Planning for the Probable
The last three weeks have certainly been better for a fair portion of Oregon from a rainfall perspective. We've needed it and the state still needs it. Let's hope the forecasters are correct and the rains continue for awhile longer.
Here a few miles NW and a few hundred feet above Grants Pass, we've had about seven inches of rain over the past three weeks. The last storm got us above 80 percent of normal for the rain year...not disastrous, and with a nice amount of rain late in the season. FYI, Southern Oregon measures rainfall using a rain year of 1 Sep - 31 Aug. Since like California we very rarely rain during the summer, it's more useful to know how the wet months have gone as a whole.
While the Siskiyous have had a good snow winter (120 inches at Mt. Ashland on this, its last skiing weekend), snow in the nearby Cascades has been lacking. This time of year, we're usually watching snow reports from Crater Lake to see how much over 100 inches the Park is (the average is 118 inches in March, 113 inches in April). The recent wet weather has gotten it up to 91 inches...I haven't heard how the water content of the snow is. That flatters the snowpack in the surrounding mountains. But, Crater Lake is a key place to watch, as it's shared by the Rogue and Klamath watersheds and is very close to the headwaters of the North Umpqua.
The snowpack is less below average on the west side of the Cascades than the east side. Outflow from Lost Creek Dam on the Rogue is still very low because managers are trying to build up reserves for the summer...there's still room in the reservoir. On the other side of the Cascades, the precipitation in the Klamath Basin has been poor, worse as one goes further east. They're having what could be their third driest year ever. The folks there are already making a number of hard decisions regarding who/what will get how much water this year, if any.
Because of the drought, the amount mandated for fish is less than in wet years. A water bank set up to increase flows for fish has ramped up to 100,000 acre feet this year -- about a third of which goes to irrigation. Farmers are being paid $7.6 million to leave 25,000 acres dry and divert wells. Nearby wildlife refuges are contributing 15,000 acre feet.
The 30,000 acres on the east side of the irrigation project will see even sharper cutbacks.
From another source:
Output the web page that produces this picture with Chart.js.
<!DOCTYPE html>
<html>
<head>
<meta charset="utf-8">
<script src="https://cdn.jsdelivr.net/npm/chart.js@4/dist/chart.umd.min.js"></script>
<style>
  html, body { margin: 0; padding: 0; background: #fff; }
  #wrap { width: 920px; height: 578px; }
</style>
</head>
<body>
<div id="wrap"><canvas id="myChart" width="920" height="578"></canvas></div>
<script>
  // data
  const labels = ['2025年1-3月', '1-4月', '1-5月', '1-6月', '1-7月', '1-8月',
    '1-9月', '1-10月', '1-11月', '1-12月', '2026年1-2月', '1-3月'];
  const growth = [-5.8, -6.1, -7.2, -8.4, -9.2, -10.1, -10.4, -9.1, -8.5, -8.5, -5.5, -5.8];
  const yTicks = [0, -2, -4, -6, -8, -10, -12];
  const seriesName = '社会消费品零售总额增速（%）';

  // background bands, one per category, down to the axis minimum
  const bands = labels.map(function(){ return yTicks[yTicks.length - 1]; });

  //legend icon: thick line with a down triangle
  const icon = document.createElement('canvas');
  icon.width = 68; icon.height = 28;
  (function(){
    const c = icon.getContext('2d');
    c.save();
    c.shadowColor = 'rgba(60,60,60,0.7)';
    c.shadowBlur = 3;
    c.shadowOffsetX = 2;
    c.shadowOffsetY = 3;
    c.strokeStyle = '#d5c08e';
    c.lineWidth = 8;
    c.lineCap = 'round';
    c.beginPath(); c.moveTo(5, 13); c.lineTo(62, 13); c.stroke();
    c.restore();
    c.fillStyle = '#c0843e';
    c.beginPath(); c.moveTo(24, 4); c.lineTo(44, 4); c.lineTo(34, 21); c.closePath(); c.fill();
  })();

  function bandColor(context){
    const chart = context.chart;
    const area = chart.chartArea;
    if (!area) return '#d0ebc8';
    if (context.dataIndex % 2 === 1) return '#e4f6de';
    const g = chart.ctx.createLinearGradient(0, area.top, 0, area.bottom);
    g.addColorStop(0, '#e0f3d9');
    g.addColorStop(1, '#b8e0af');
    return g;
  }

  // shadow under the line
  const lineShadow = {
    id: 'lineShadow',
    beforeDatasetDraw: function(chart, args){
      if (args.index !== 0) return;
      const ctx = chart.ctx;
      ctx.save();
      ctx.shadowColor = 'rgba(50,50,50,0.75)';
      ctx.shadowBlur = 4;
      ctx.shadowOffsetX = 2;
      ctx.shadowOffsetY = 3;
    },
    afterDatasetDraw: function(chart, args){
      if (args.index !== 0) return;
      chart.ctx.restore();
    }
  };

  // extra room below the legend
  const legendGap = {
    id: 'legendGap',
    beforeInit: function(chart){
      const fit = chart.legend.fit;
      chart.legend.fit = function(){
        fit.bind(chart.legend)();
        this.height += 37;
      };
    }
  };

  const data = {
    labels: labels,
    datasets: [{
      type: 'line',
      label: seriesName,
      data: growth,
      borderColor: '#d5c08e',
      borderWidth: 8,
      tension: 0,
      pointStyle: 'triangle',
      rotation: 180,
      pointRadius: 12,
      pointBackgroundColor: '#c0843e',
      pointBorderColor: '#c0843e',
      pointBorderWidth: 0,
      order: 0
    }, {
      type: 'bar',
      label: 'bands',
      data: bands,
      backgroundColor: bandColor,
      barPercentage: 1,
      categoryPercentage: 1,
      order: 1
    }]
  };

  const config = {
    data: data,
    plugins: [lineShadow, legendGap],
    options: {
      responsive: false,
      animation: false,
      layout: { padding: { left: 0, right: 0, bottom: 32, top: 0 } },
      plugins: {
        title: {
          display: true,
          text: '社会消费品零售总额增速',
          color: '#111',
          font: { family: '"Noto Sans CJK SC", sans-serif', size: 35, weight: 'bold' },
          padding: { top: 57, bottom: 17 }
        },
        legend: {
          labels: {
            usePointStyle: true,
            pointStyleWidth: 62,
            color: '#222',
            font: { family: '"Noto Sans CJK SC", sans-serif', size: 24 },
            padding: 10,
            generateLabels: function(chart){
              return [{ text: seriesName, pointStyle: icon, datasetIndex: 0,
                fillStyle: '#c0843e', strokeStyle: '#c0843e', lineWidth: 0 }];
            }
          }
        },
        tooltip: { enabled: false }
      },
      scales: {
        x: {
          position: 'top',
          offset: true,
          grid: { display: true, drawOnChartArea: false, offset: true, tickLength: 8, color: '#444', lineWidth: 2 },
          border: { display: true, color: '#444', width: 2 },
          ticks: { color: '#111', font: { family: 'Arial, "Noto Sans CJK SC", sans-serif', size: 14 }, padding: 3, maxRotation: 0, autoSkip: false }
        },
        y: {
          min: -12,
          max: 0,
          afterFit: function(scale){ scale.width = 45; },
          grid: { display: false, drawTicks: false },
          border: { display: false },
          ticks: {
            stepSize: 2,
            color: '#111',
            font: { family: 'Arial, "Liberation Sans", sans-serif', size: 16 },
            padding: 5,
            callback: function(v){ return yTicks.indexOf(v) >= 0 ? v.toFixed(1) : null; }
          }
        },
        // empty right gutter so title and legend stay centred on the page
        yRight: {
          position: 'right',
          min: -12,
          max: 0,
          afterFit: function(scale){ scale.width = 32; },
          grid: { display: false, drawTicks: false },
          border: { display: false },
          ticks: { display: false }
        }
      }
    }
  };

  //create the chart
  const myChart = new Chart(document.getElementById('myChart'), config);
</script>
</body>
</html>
Clear Lake Reservoir, which also has endangered suckers in it, will put out nothing, and Gerber Reservoir will provide about half of normal.
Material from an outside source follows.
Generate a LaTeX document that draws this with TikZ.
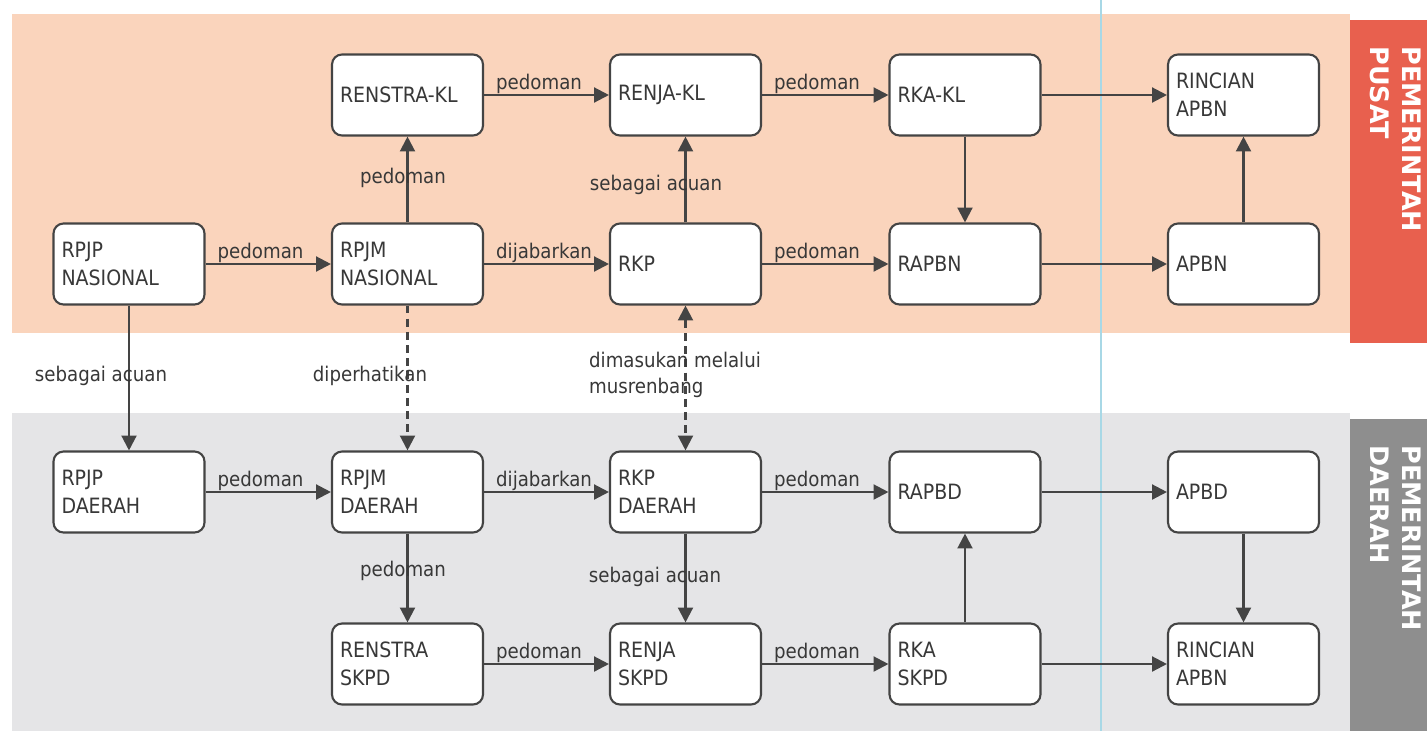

The drought is likely to also affect chinook salmon in the Klamath River, where low runs anticipated this year have triggered a severe cut in ocean salmon harvests off Oregon and California.
Sabo (the U.S. Bureau of Reclamation's manager for the Klamath Project) met with irrigation districts Friday to discuss rotations of three weeks on and one week off to conserve water without having to shut it off completely.
The dry this year is compounding the problems from 2002 when warmer, low-water conditions on the Klamath River hurt salmon populations. Less salmon were already expected to return this year, and some of them may face poor river conditions when returning home. These links show some of this year's chinook harvest cutbacks in Southern Oregon and Northern California.
It's understandable that some state officials are worried not only about the dry year but the fact that this late precipitation could make some complacent about drought preparations and water conservation. At least down in this neck of the woods, complacency isn't much of a problem.
We're not quite three summers removed from the Biscuit Fire--Oregon's largest in a century--that blazed for months just a few miles west of here. That fire cost $150 million to fight, and lord knows how much more to litigate over salvage logging. And, how many more years will it be until people aren't fighting over water in the Klamath Basin? The farms there aren't ones that many land use proponents are interested in saving.
Dry years are expensive in so many ways.